Timing characterization of 100 GHz passively mode-locked discrete mode laser diodes

TL;DR

This paper characterizes the timing stability of 100 GHz passively mode-locked discrete mode diode lasers, demonstrating low timing jitter and stable RF linewidth, with implications for high-speed optical applications.

Contribution

It provides the first detailed timing characterization of 100 GHz discrete mode diode lasers, showing that spectral filtering does not impair their timing performance.

Findings

20 fs pulse-to-pulse timing jitter in the first device

1 MHz RF linewidth in the second device

Spectral filtering does not negatively impact timing stability

Abstract

We report on the characterization of the timing stability of passively mode-locked discrete mode diode laser sources. These are edge-emitting devices with a spatially varying refractive index profile for spectral filtering. Two devices with a mode-locking frequency of 100 GHz are characterized.
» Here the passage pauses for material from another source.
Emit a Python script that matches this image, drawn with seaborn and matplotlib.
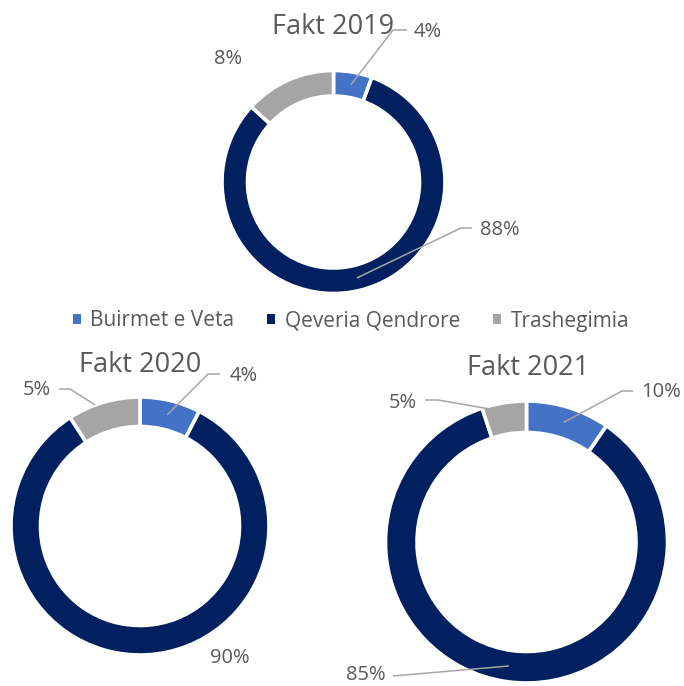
import matplotlib
matplotlib.use("Agg")
import matplotlib.pyplot as plt
from matplotlib.patches import Patch
import numpy as np
import seaborn as sns

# ---------------- data ----------------
categories = ["Buirmet e Veta", "Qeveria Qendrore", "Trashegimia"]
titles = ["Fakt 2019", "Fakt 2020", "Fakt 2021"]
# slice shares as drawn in the picture (percent)
shares_2019 = [5.6, 81.2, 13.2]
shares_2020 = [7.6, 83.3, 9.1]
shares_2021 = [9.6, 85.3, 5.1]
# printed data labels
labels_2019 = ["4%", "88%", "8%"]
labels_2020 = ["4%", "90%", "5%"]
labels_2021 = ["10%", "85%", "5%"]

# ---------------- style ----------------
sns.set_theme(style="white")
plt.rcParams["font.family"] = ["Open Sans", "DejaVu Sans"]
palette = sns.color_palette(["#4472C4", "#002060", "#A5A5A5"])
TXT = "#595959"
LINE = "#A6A6A6"

W, H = 684, 686
fig = plt.figure(figsize=(W / 100, H / 100), dpi=100)
ax = fig.add_axes([0, 0, 1, 1])

# layout: centre (px, from top), outer radius, ring width
layout = [
    dict(c=(333.5, 182.0), r=111.5, w=25.5, title=(333, 27)),
    dict(c=(140.0, 526.0), r=129.0, w=29.5, title=(140, 365)),
    dict(c=(526.5, 542.0), r=141.0, w=31.5, title=(528, 368)),
]
# label placement per donut: text position (px), alignment, leader elbow points,
# anchor radius factor (None = ring middle) and anchor fraction along the wedge angle
label_layout = [
    [  # 2019
        dict(t=(414, 32), ha="left", elbow=[(407, 30), (393, 30)], rf=None, fr=0.5),
        dict(t=(480, 230), ha="left", elbow=[(472, 228), (461, 228)], rf=None, fr=0.5),
        dict(t=(228, 59), ha="center", elbow=None),
    ],
    [  # 2020
        dict(t=(230, 376), ha="left", elbow=[(220, 374), (208, 374)], rf=None, fr=0.5),
        dict(t=(230, 658), ha="center", elbow=None),
        dict(t=(51, 390), ha="right", elbow=[(59, 389), (70, 389)], rf=1.0, fr=0.62),
    ],
    [  # 2021
        dict(t=(641, 392), ha="left", elbow=[(633, 391), (622, 391)], rf=None, fr=0.5),
        dict(t=(386, 675), ha="right", elbow=[(393, 676)], rf=None, fr=0.5),
        dict(t=(417, 403), ha="right", elbow=[(425, 400), (438, 400)], rf=0.98, fr=0.85),
    ],
]

all_shares = [shares_2019, shares_2020, shares_2021]
all_labels = [labels_2019, labels_2020, labels_2021]

for k in range(3):
    L = layout[k]
    cx, cy = L["c"]
    wedges, _ = ax.pie(
        all_shares[k], radius=L["r"], center=(cx, H - cy),
        startangle=90, counterclock=False, colors=palette,
        wedgeprops=dict(width=L["w"], edgecolor="white", linewidth=2.6),
    )
    ax.text(L["title"][0], H - L["title"][1], titles[k], ha="center", va="center",
            fontsize=19.5, color=TXT)
    for i, wdg in enumerate(wedges):
        ll = label_layout[k][i]
        tx, ty = ll["t"]
        ax.text(tx, H - ty, all_labels[k][i], ha=ll["ha"], va="center",
                fontsize=14.5, color=TXT)
        if ll["elbow"] is not None:
            lo, hi = sorted((wdg.theta1, wdg.theta2))
            ang = np.deg2rad(lo + (hi - lo) * ll["fr"])
            rf = ll["rf"]
            rad = L["r"] - L["w"] / 2 if rf is None else L["r"] * rf
            ax_, ay_ = cx + rad * np.cos(ang), (H - cy) + rad * np.sin(ang)
            pts = [(x, H - y) for x, y in ll["elbow"]] + [(ax_, ay_)]
            xs, ys = zip(*pts)
            ax.plot(xs, ys, color=LINE, lw=1.1, solid_capstyle="butt")

ax.set_xlim(0, W)
ax.set_ylim(0, H)
ax.set_aspect("equal")
ax.axis("off")

handles = [Patch(facecolor=c, edgecolor="none") for c in palette]
fig.legend(handles, categories, loc="center", bbox_to_anchor=(351 / W, 1 - 321 / H),
           ncol=3, frameon=False, fontsize=15, labelcolor=TXT,
           handlelength=0.38, handleheight=0.38, handletextpad=0.45,
           columnspacing=1.6, borderpad=0)

fig.savefig("out.png", dpi=100, facecolor="white")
The first device is designed to support a comb of six modes and generates near Fourier limited 1.9 ps pulses. The second supports four primary modes resulting in a sinusoidal modulation of the optical intensity. Using a cross-correlation technique, we measured a 20 fs pulse to pulse timing jitter for the first device, while, for the second device, a mode-beating (RF) linewidth of 1 MHz was measured using heterodyne mixing in a semiconductor optical amplifier. Comparison of these results with those obtained for an equivalent Fabry-Perot laser indicates that the spectral filtering mechanism employed does not adversely affect the timing properties of these passively mode-locked devices.